On Dec. 29, 2019, a shooter walked in and attacked members of the West Freeway Church of Christ in White Settlement, a suburb of Fort Worth, and the debate on gun laws again dominated the national spotlight.
Top Texas officials cited the actions of several armed churchgoers who subdued the gunman as a model of how Americans should protect themselves from potential mass shooters. However, Democrats repeated their call for more restrictive gun laws that they say would prevent shootings.
Churches, synagogues, temples, and mosques have all seen attacks by gunmen, showing this violence as no respecter of places of worship.
Northeast Mississippi also is not immune to such tragedies. Less than five months ago, a fatal shooting occurred in a Ripley church on a Sunday morning.
Following the shooting incident in Ripley, Daily Journal staff writer Danny McArthur talked with ministers throughout the area who shared their thoughts on the importance of security teams.
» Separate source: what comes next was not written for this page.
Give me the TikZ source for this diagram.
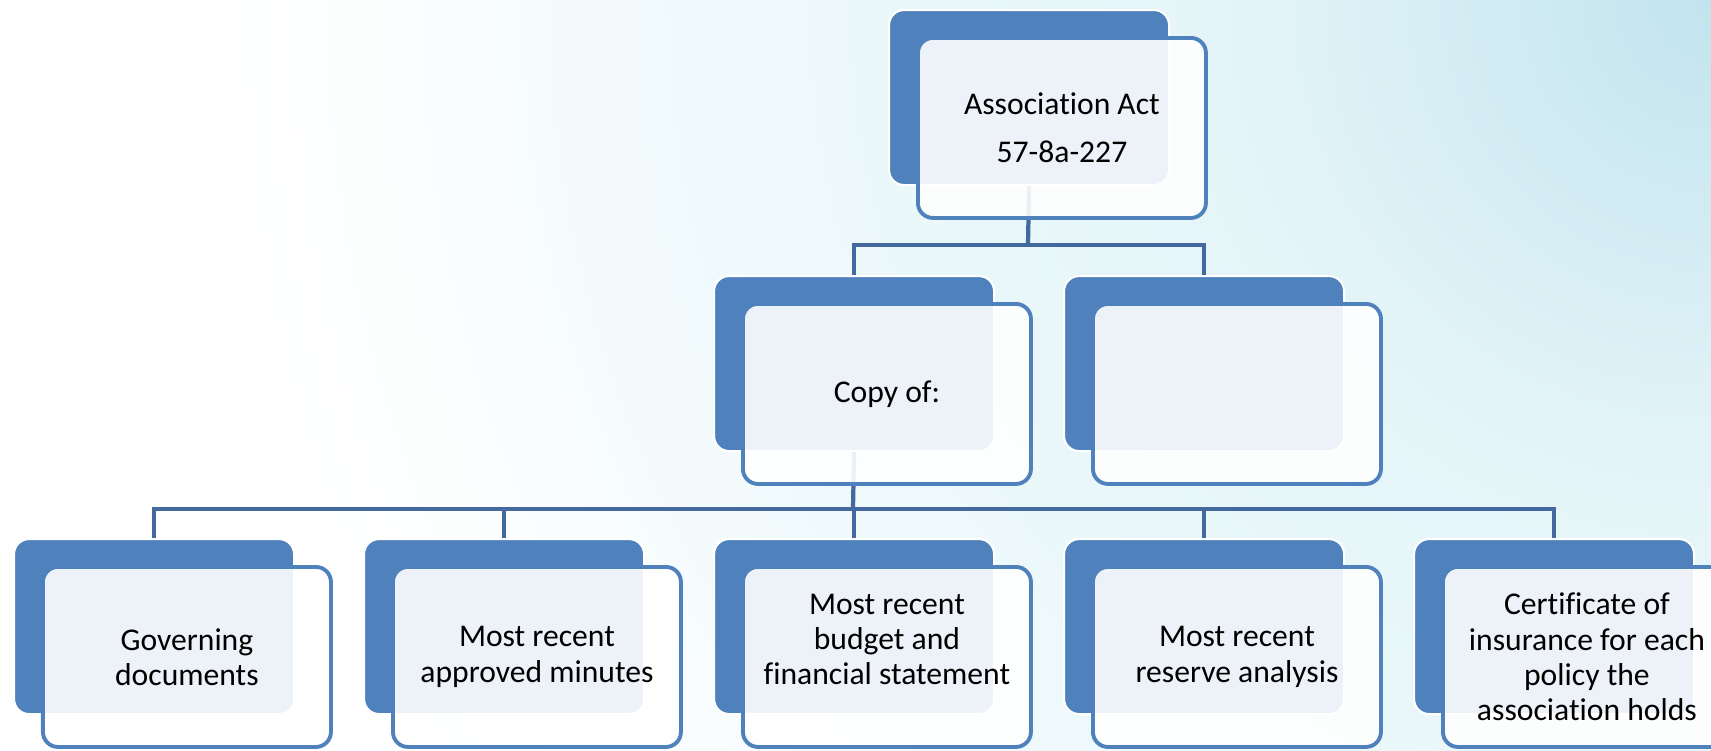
\documentclass[tikz,border=0pt]{standalone}
\usepackage{fontspec}
\setmainfont{Carlito}[Ligatures=NoCommon]
\usetikzlibrary{positioning}
\definecolor{accblue}{HTML}{4F81BD}
\definecolor{linkblue}{HTML}{44699E}
\definecolor{glowa}{HTML}{C2E4EE}
\definecolor{glowb}{HTML}{E3F4F8}
\definecolor{glowc}{HTML}{EBF8FA}
\definecolor{glowd}{HTML}{F1FAFC}
\definecolor{glowe}{HTML}{FAFDFE}
\pgfdeclareradialshading{glow}{\pgfpoint{0bp}{0bp}}{color(0bp)=(glowa); color(5.1bp)=(glowb); color(9.4bp)=(glowc); color(11.8bp)=(glowd); color(14.1bp)=(glowe); color(16.6bp)=(white); color(50bp)=(white)}

\begin{document}
\begin{tikzpicture}[
    back/.style={draw=white, line width=1.2pt, fill=accblue, rounded corners=0.3cm,
      minimum width=5.6cm, minimum height=3.5cm, inner sep=0pt, anchor=north west},
    front/.style={draw=accblue, line width=2.2pt, fill=white, fill opacity=0.9,
      text opacity=1, rounded corners=0.3cm, minimum width=5.76cm,
      minimum height=3.6cm, inner sep=0pt, align=center,
      font=\fontsize{18}{20}\selectfont},
    link/.style={draw=linkblue, line width=2.4pt}]
      \useasboundingbox (0,0) rectangle (34.22,-15);
      \begin{scope}
        \clip (0,0) rectangle (34.22,-15);
        \shade [shading=glow] (34.22,0) circle (45);
      \end{scope}

      % back plates
      \node [back, name=act0] at (17.76,-0.18) {};
      \node [back, name=copy0] at (14.26,-5.5) {};
      \node [back, name=blank0] at (21.26,-5.5) {};
      \foreach \n [count=\i from 0] in {gov,mins,fin,res,ins}
        \node [back, name=\n0] at (0.26+7*\i,-10.76) {};

      \coordinate (bus1) at (20.56,-4.9);
      \coordinate (bus2) at (17.06,-10.18);
      \draw [link] (act0.south) -- (bus1);
      \draw [link] (copy0.north) |- (bus1) -| (blank0.north);
      \draw [link] (copy0.south) -- (bus2);
      \draw [link] (gov0.north) |- (bus2) -| (ins0.north);
      \foreach \n in {mins,fin,res}
        \draw [link] (\n0.north) -- (\n0.north |- bus2);

      % front cards
      \node [front, name=act, below right=0.54cm and 0.56cm of act0.north west]
      {Association Act\\[7pt]57-8a-227};
      \node [front, name=copy, below right=0.54cm and 0.56cm of copy0.north west] {Copy of:};
      \node [front, name=blank, below right=0.54cm and 0.56cm of blank0.north west] {};
      \node [front, name=gov, below right=0.54cm and 0.56cm of gov0.north west]
      {Governing\\documents};
      \node [front, name=mins, below right=0.54cm and 0.56cm of mins0.north west]
      {Most recent\\approved minutes};
      \node [front, name=fin, below right=0.54cm and 0.56cm of fin0.north west]
      {Most recent\\budget and\\financial statement\\\mbox{}};
      \node [front, name=res, below right=0.54cm and 0.56cm of res0.north west]
      {Most recent\\reserve analysis};
      \node [front, name=ins, below right=0.54cm and 0.56cm of ins0.north west]
      {Certificate of\\insurance for each\\policy the\\association holds};
    \end{tikzpicture}
\end{document}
Because it can take police several minutes to respond to a call for help, many area churches are deciding that having security in place may be a necessity rather than an option. In response to the changing nature of the world and these threats, security teams and cameras help make everyone feel more secure.
The Second Amendment, which protects the rights of citizens to “bear arms” or own weapons, has become a controversial amendment. Many people want more laws to prevent people from owning guns to help prevent shootings, while others want to keep this right and not have it limited to allow them to protect themselves.
In 2016, Gov. Phil Bryant signed a law allowing guns in churches, which he said would help protect worshippers from potential attackers. The Church Protection Act allows places of worship to designate members to undergo firearms training so they can provide armed security for their congregations, and gives them legal protections.
We wish we could say that what happens nationally doesn’t happen here, but it does. We can no longer be naive about the need for security. No church, school or business is immune from potential attack.
While there is no doubt this is a political and emotional issue, the threats have to be taken seriously and we must be proactive.